Paramount Pictures takes me deeper into the Twilight Zone this week as I continue my exploration of the dark reaches of the mind and psyche with The Complete Series blu-ray set.
The first episode this week was The Lonely. Penned by Rod Serling, and having an original airdate of 13 November, 1959, this story definitely ventured further into science fiction territory.
The tale follows a lonely convict, James Corry (Jack Warden), who is doing his time in solitary confinement on a distant asteroid. When his supplies arrive via Captain Allenby (John Dehner), Corry is given a companion in the form of the robotic, yet human looking Alicia (Jean Marsh – who was just in this past Saturday’s Doctor Who).
I really like Warden’s performance in this episode. He plays the loneliness so well, and the eagerness he shows to interact, to make small talk, to play even a simple game when Allenby shows up is almost heart-breaking. Until we’re reminded he is a convicted murderer serving 50 years.
The use of Death Valley as a location definitely helps to convey the loneliness Corry is experiencing and serves as a stark backdrop as he becomes more accepting of his robotic companion.
Things take a twist when Allenby returns and gives Corry a terrible choice…
Yet another strong story, with Warden turning in a fine performance. Also, watch for an uncredited appearance by Ted Knight
There are a slew of extras for this episode, including three different commentaries, an isolated music score featuring Bernard Herrmann, a radio adaptation with Mike Starr.
Time Enough at Last is an iconic episode, and stars the wonderful Burgess Meredith. Serling’s teleplay is based on a short story by Lynn Venable, and originally aired on 20 November, 1959.

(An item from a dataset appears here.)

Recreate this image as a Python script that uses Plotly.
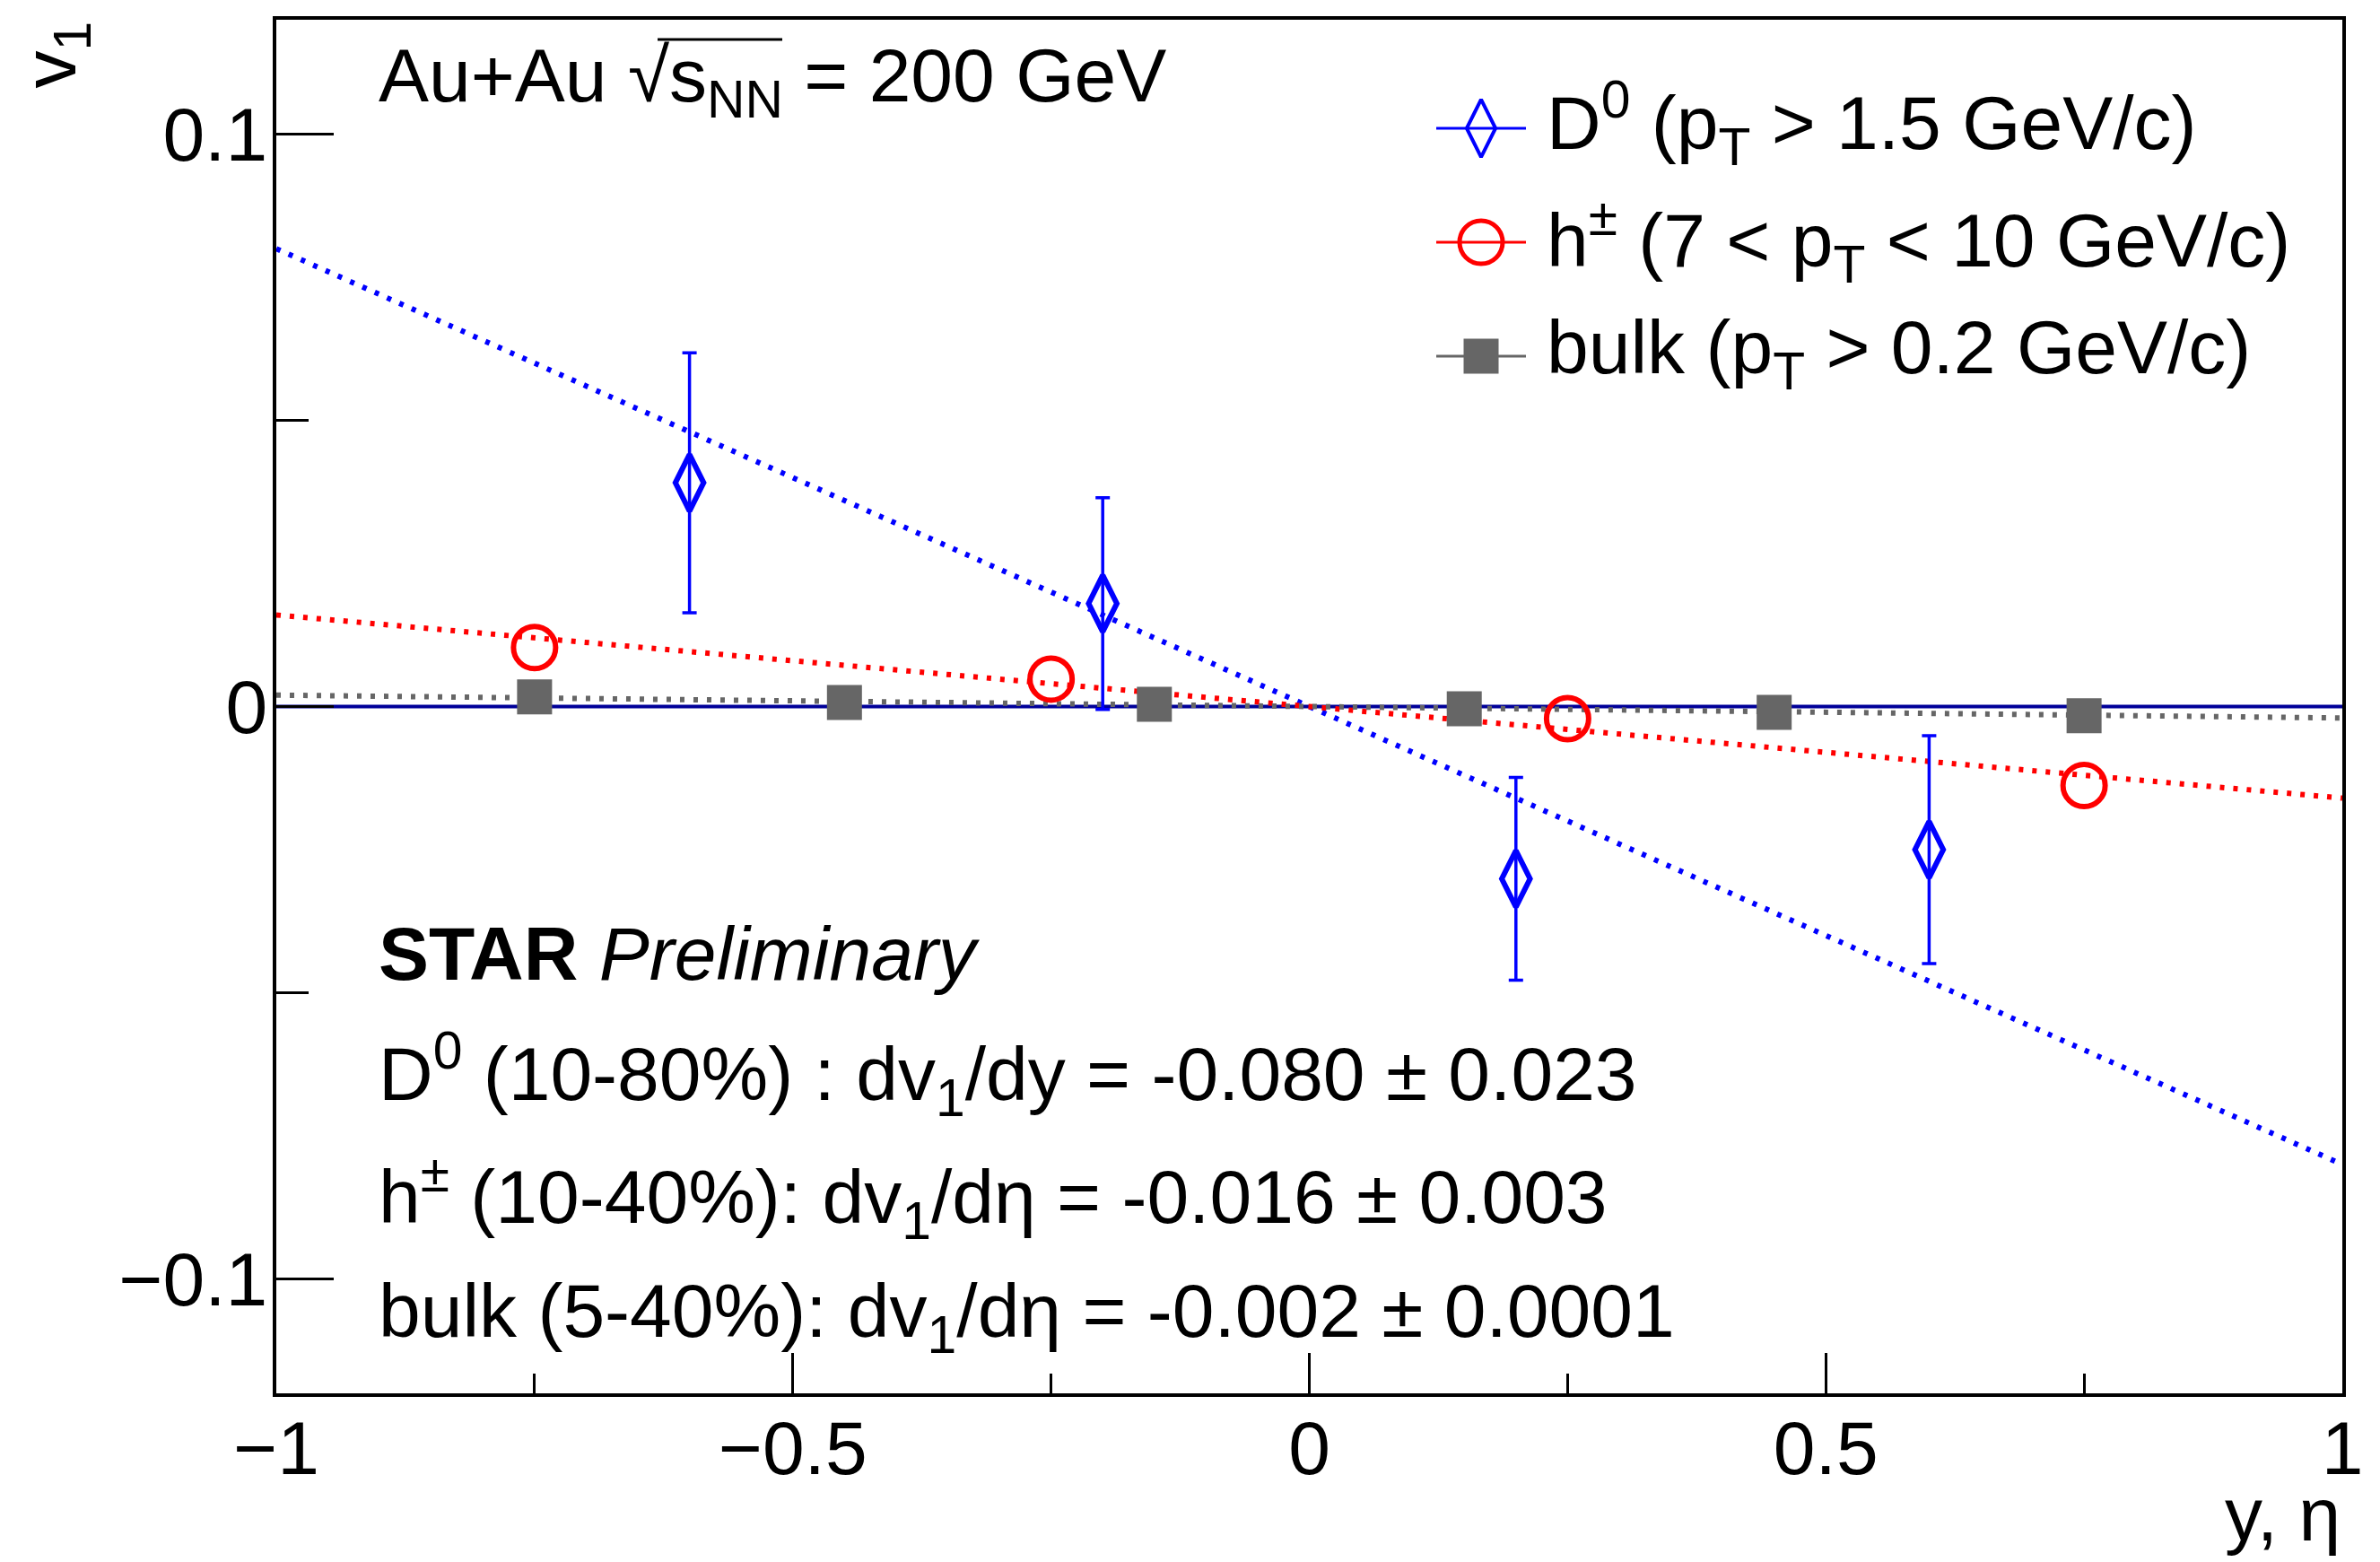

Meredith is the bespectacled Henry Bemis. He’s a book lover, in fact a lover of the written word whether it’s in a book or not. He just never gets a chance to settle down and explore all the classic tales he wants to read; his job, his life, everything seems to get in his way. His rather vindictive wife, Helen Bemis (Jacqueline deWit) just won’t leave the poor man alone.
When a nuclear war wipes out most of mankind, Bemis realises that now, there is nothing to prevent him from reading his fill. There will be no one to bother him. Nothing could possibly go wrong now… right?
It’s a wonderfully charming and fanciful tale, one of Serling’s personal favourites, mine as well. Meredith is, as he always was, a joy to behold as he works.
This is one of the first episodes to present the ironic twist at the climax of the story. It has been copied and lampooned for years, but that doesn’t affect its poignancy. Though, let’s be honest, there is no way Bemis would survive for too long after a nuclear explosion. Fanciful and oh so classic.
This is a great episode.
The extras this time around feature a commentary, a 1978 interview with Meredith, and a radio adaptation starring Tim Kazurinsky.
The last excursion into the Zone this week is Perchance to Dream. This is the first episode not penned by Serling. It was written by Charles Beaumont and aired on 27 November, 1959.
The story follows Edward Hall (Richard Conte), who despite being fatigued to the extreme, is resisting sleep. He explains to Doctor Rathmann (John Larch) that he has not slept in days, as he fears that a dream he has been having is progressing to an undeniable end, his death.
It seems he believes an evil woman, Maya (Suzanne Lloyd) the Cat Woman, has been stalking him, and will finally kill him in his next dream.
There are some troubling images as we relive Hall’s dreams, and his encounters with Maya in his nocturnal ramblings shift from the erotic to the dangerous.
Coming on the heels of one of the series most beloved and greatest episodes, this one has a lot to live up to. And it doesn’t quite pull it off. It doesn’t have the Serling touch, and the story ends up being a touch too surreal to actually be scary or unnerving.
If the episode had been shot in colour, one could imagine it being lewd and garish, like the cover of a pulp novel pushing the sexuality and surreal imagery of the carnival Hall’s dreams take place in, but for me, this one falls a little short.
The extras that round out this week’s final episode are an interview with Suzanne Lloyd, an isolated score by Van Cleave and a radio adaptation (and these are pretty great) starring Fred Willard.
The Twilight Zone: The Complete Series is available from Paramount now!